Thursday, July 25, 2019

Bayreuth: New Staging of Tannhäuser

The Bayreuth Festival began today with a new production of Richard Wagner's romantic opera Tannhäuser, directed by Tobias Kratzer and under the musical leadership of Valery Gergiev, both men making their Bayreuth debuts this year. For the director this opera goes beyond the conflict of profane versus pure love; he sees it as a clash between high and lowbrow art. Mr. Kratzer noticed that the composition of this work took place at a time when Wagner himself did not know whether he was going to go down in history as an anarchist or as a composer, or even if he was going to be remembered at all. Given this background to the work Mr. Kratzer states that "Wagner is writing about two models of life ... two conflicting love models." He goes on to explain that this approach to the story "makes it more contemporary than if you restrict the whole thing to the whore versus saint conflict of Romanticism."
Thus we are presented with a van with a green rabbit on top, and outside speakers, driving through the Romantic pine forests of Germany, and a biogas plant (an in-joke to the last Bayreuth production of this work by Sebastian Baumgarten). Driving the van are Venus in a skintight suit (Elena Zhidkova), and her lover Tannhäuser (Stephen Gould), a clown (shades of Josef von Sternberg's 1930 film The Blue Angel where a distinguish English professor marries a lusty cabaret performer only to find himself degraded to the role of clown -- literally). Riding with them, in silent roles, are Oskar the midget (Manni Laudenbach) and famed black cabaret drag queen Le Gateau Chocolat. The Venusberg is a simple German cottage complete with human-sized garden gnomes, a perfect reason for Le Gateau to don her Snow White outfit straight out of the Walt Disney film. As the relationship between Venus and Tannhäuser deteriorates during the Venusberg scene we discover that only one item makes any sense for him: a duffel bag with a vocal score that says "Wagner" on the front cover, presumably the score to this opera itself. When he invokes the name of the Virgin Mary, Tannhäuser is transported to Bayreuth itself, and we find out that he was a singer who went rogue. He is welcomed back to the Green Hill, but not by Elisabeth (Lise Davidsen) who usually is absent from the first act. In this staging she makes an appearance and formally welcomes her former lover with a slap on the face.

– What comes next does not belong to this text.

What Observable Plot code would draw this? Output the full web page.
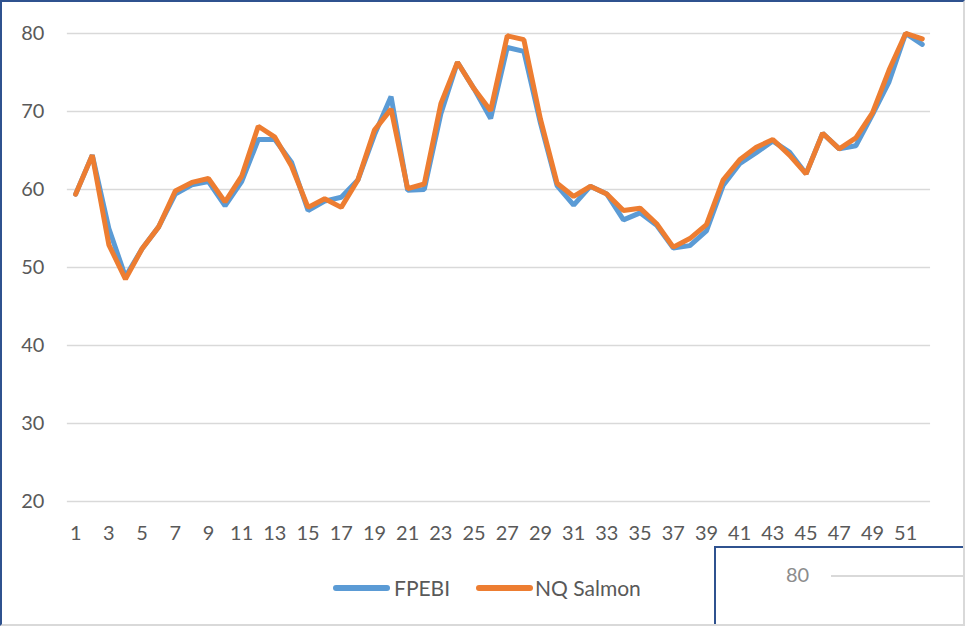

The concept of using Bayreuth as the background for a production is reminiscent of Stefan Herheim's great staging of Parsifal in 2008 where Wahnfried became the point of departure for a production that chronicled the story of Germany through the World Wars and reconstruction. As Act II begins we realize that Mr. Kratzer will stage this act as if it were a performance of the act itself, even with video from backstage showing stage managers. The production in this ersatz staging is nothing like Bayreuth has seen since 1951. The costumes look like a pre-Wieland Wagner staging from the 1930's. The conflict between high and low art comes to a head during the song contest. Eventually, the characters from the first act infiltrate the Festspielhaus, and rush the stage at the mention of Venus and Tannhäuser's praise for carnal love. In a video cameo Katharina Wagner herself calls the police to arrest the intruders, and when they drive up the Green Hill they handcuff Tannhäuser and take him away as he sings the words "Nach Rom!"
As the opera continues into the concluding act the production becomes less Wagner's story, and begins to be overpowered by Mr. Kratzer's conceit. The third act takes place in a junkyard invaded by pilgrims who look more like refugees. Wolfram dresses up in the clown outfit and wig that Tannhäuser wore in Act I and, at the urging of Elisabeth herself, has sex with her in the van. Tannhäuser eventually returns only to find that Elisabeth has committed suicide.
There was amazing singing from all the principals, especially Stephen Gould, who is no stranger to the role of Tannhäuser. Lise Davidsen sang with a smooth, powerful voice that beautifully exemplifies this character. Markus Eiche has the perfect voice for Wolfram, and his song to the Evening Star was a highlight of the concluding act, pity that so much of the staging made very little sense. Valery Gergiev lead a competent reading of the score, but a personal vision of the work was missing. His appearance on stage during the curtain calls drew a smattering of boos.

Needless to say the production team was greeted by ferocious boos by about half of the audience, although applause seemed to have won out in the end due to the great quality of singing and acting by all. Not a bad start for this year's festival. Let's hope that the critics do not totally kill this production, since there are many good ideas, especially in the first act. I'm sure Mr. Kratzer will be refining the production as it makes a comeback in years to come.